Mon Jun 08, 2020 10:09 pm

I believe Pan Am's large purchase of 747-100s was one of their biggest long term mistakes for a variety of reasons:
1. The 747-121s Pan Am purchased were some of the first 747s produced anywhere, and were quickly superseded by the much more capable 747-200.
2. Many of Pan Am's 747-121s had side cargo doors installed which led to a significant weight increase that further degraded the 747-100s already reduced performance in comparison to the 747-200s flown by most of Pan Am's competitors. The SCDs were installed as part of a deal with the US government to use the planes as transports in a time of war in exchange for government aid in financing the aircraft (I am not 100% sure about what Pan Am got in return, this statement could be incorrect).
3. The oil crisis hit soon after deliveries of 747-100s started, this meant airlines had to fill more seats on all aircraft to offset increased fuel costs, but the 747 suffered the most seeing as it was the hardest to fill being the biggest aircraft.
4. Finally deregulation occured in 1978 and the increased competition made it even harder to fill the 747s which already had too much capacity for most of Pan Am's routes.
5. Because of the first two issues listed above, Pan Am's 747s had the lowest resale value of any 747 produced, and therefore were not able to be easily disposed in favor of more suitable aircraft. This led to continued losses.
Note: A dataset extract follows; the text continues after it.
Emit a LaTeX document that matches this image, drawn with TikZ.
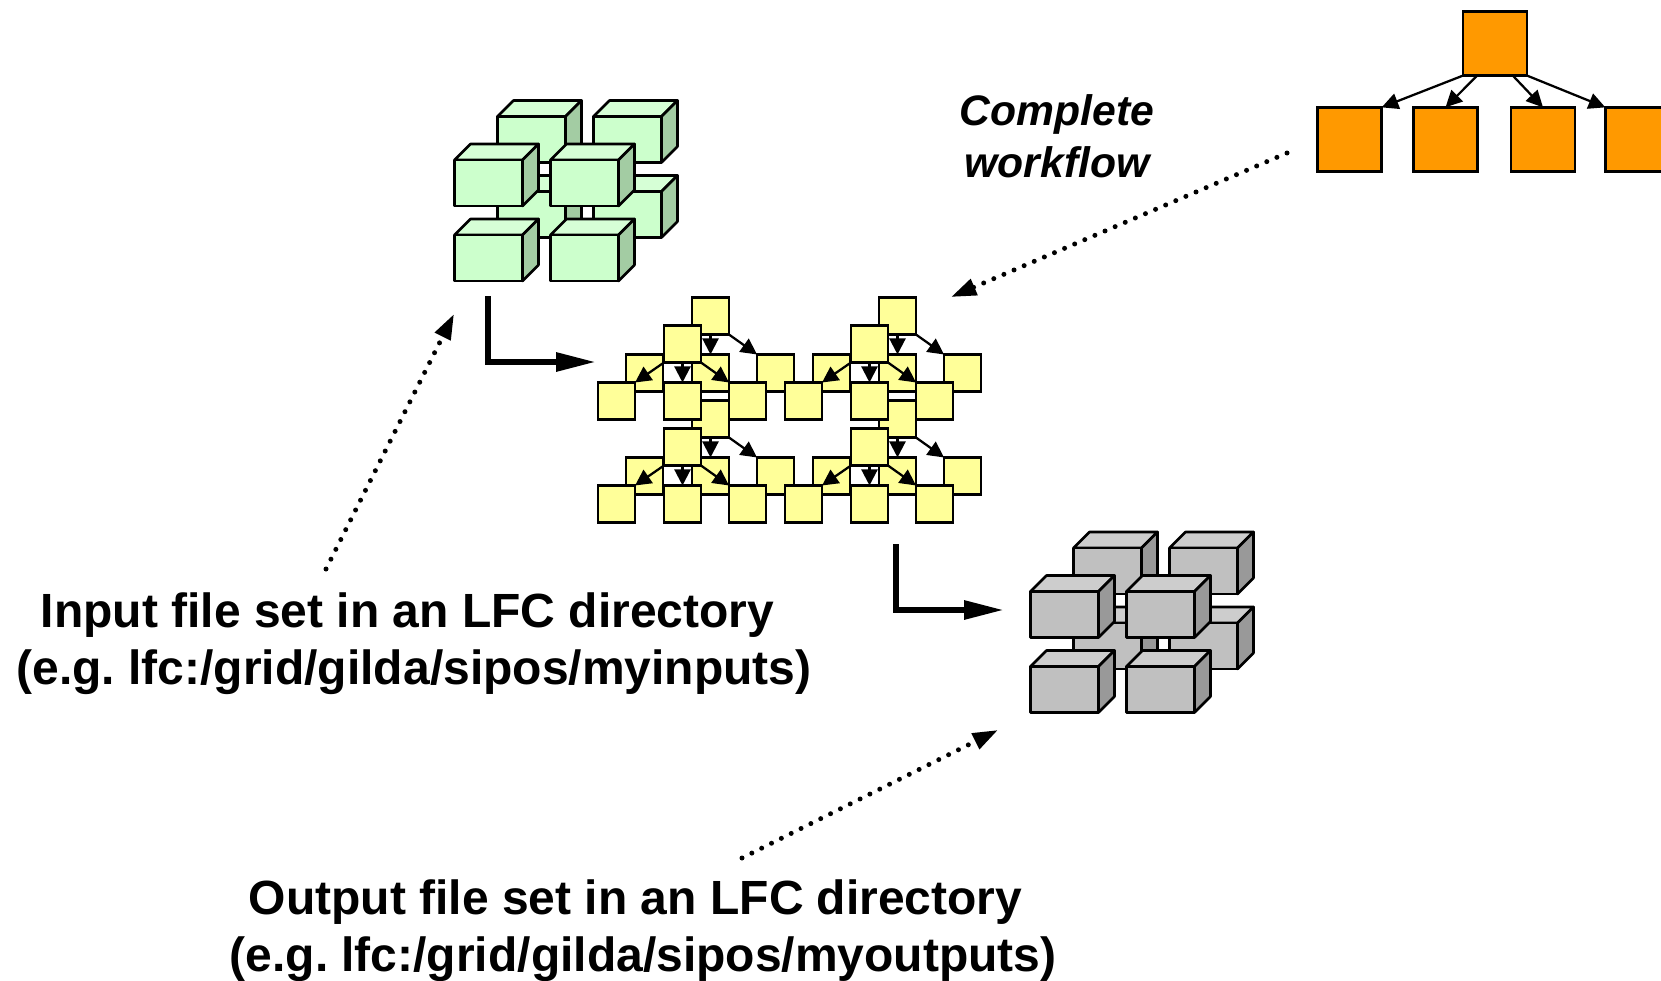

I don't mean to bash the 747, it is personally my favorite aircraft (-400) and it was tremendously capable for it's time, but for Pan Am, it probably wasn't the right choice.
 
Kilopond
Posts: 560
Joined: Wed Jun 15, 2016 10:08 am

Re: Why did Pan Am disappear?

Mon Jun 08, 2020 10:50 pm

[...]TWA[...]


Why on Earth would anyone have wanted to save the crappy Texas and Western renamed into Trans World Airlines?

Does anyone remember that ancient joke:

Passenger: Miss, could I please have another coffee?
Stewardess: I‘m sorry, right now I have no Tee-Doubleyou-A Coffee. All I can offer you is a Tee-Doubleyou-A-Tee/a.
 
MIAFLLPBIFlyer
Posts: 493
Joined: Mon Jul 03, 2017 8:25 pm

Re: Why did Pan Am disappear?

Mon Jun 08, 2020 11:20 pm

OzarkD9S wrote:
Cointrin330 wrote:

Anyone have a link to 1980s timetables for Pan Am? Departed flights seems to have only the post-2000 reincarnation of Pan Am. I'd love to get refamiliarized with their TATL schedule from JFK from the 1986-1989 period.


Departed Flights has 4 for the 80's: 80/82/85/87

http://www.departedflights.com/timetables2.html

There is also a page for weekly PA JFK departures 1979-1991:

http://www.departedflights.com/PAJFKhub.html


Also Departed Flights has a 1997 PA II timetable which was interesting because that airline actually grew out of the bankrupt assets of Eastern and flew a very EA-like route system outside of no Atlanta. They had merged with Carnival Air Lines which grown fairly large partly because Eastern's collapse left a void for flights to MIA/FLL to fill up Carnival Cruise Ships.

As a south Floridian I can tell you so much of our airline histories are related to Pan Am and Eastern one way or another, even today.